New documents get added; old ones don’t get removed. No-one is saying If you add this document to the library, section three of that document is now obsolete.
The result is overlaps, gaps, and contradictions, and a growing accretion of orphaned and obsolete documents.
Traditional procedure documents are trying to do several things at once:
Each of these objectives targets a different group of readers. By combining the content required by each group into a single document, each user group is served badly: most of the content is irrelevant to most users.
The primary objective of documentation is to deliver information to end-users, to the front-line employees who are expected to work according to the documentation. Everything else in the documentation — the policies, the governance framework, the ISO standards — is there to support that objective.
It’s common to see procedure documents with statements like: the purpose of this document is to inform and train employees...
Informing and training your employees is a fine thing to do. But that’s the writer’s objective, not the reader’s.
Controlled documents are bloated with large amounts of content that has no value to the end user. Control is important, of course; but you don’t need to inflict the control metadata on the end user. End users are not going to check the approval signatures, or read the document history, or look up the references.
Converting a library of documents to a knowledge management system typically reduces the total page count by over 65 percent. That’s a measure of how much duplication and garbage is typically found.
The organization’s rules for what content belongs in which documents, if stated at all, tend to be vague at best; and with multiple managers contributing content, duplications and overlaps are inevitable. Everyone wants to be thorough. Policy documents include procedural instructions; procedure documents repeat policy statements.
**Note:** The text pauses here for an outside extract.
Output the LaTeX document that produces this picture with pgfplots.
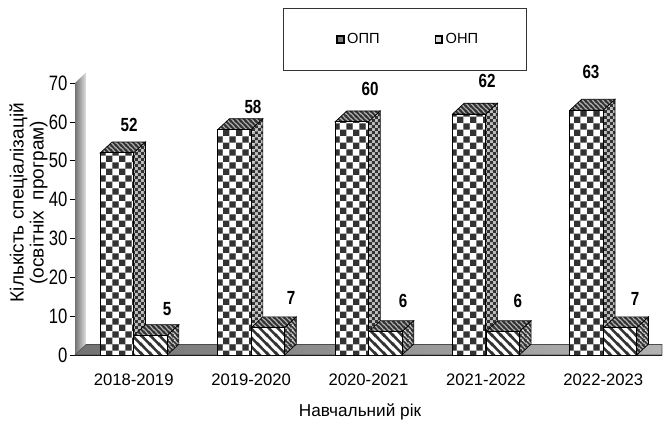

And the HR team may well create its own set of documents for training and induction purposes.
In industrial settings, it’s common to see great collections of work instructions or operating procedures, all containing more or less identical sets of definitions and safety instructions. This is poor practice.
Typical work instruction: seven pages of document, half a page of end-user content
In some quarters there’s a tendency to include content, particularly in relation to safety, specifically so the organization can defend itself in the event of an incident: Look, we did tell the employee — here it is in the document. It’s not our fault if they didn’t read it.
Not only does this create bloated and unusable documents, these days it generally doesn’t work anyway. If there’s an incident, the test is to ask employees what they actually knew, not to look at what the documentation ostensibly told them. If they didn’t read the document, that’s on you, not on them. “Your safety system was just ink on paper,” as a judge put it in a recent case, fining the company $1m for failing to inform the (now deceased) employee.
When you talk to managers about these problems, most tend to nod in sad resignation, as if lousy documentation were an inevitable feature of modern management. Most managers have never seen good documentation, and many seem unwilling even to countenance the idea that something better than a library of unread documents is possible.
As they say in sport: always change a losing game. Documentation can be done well. Just not with documents.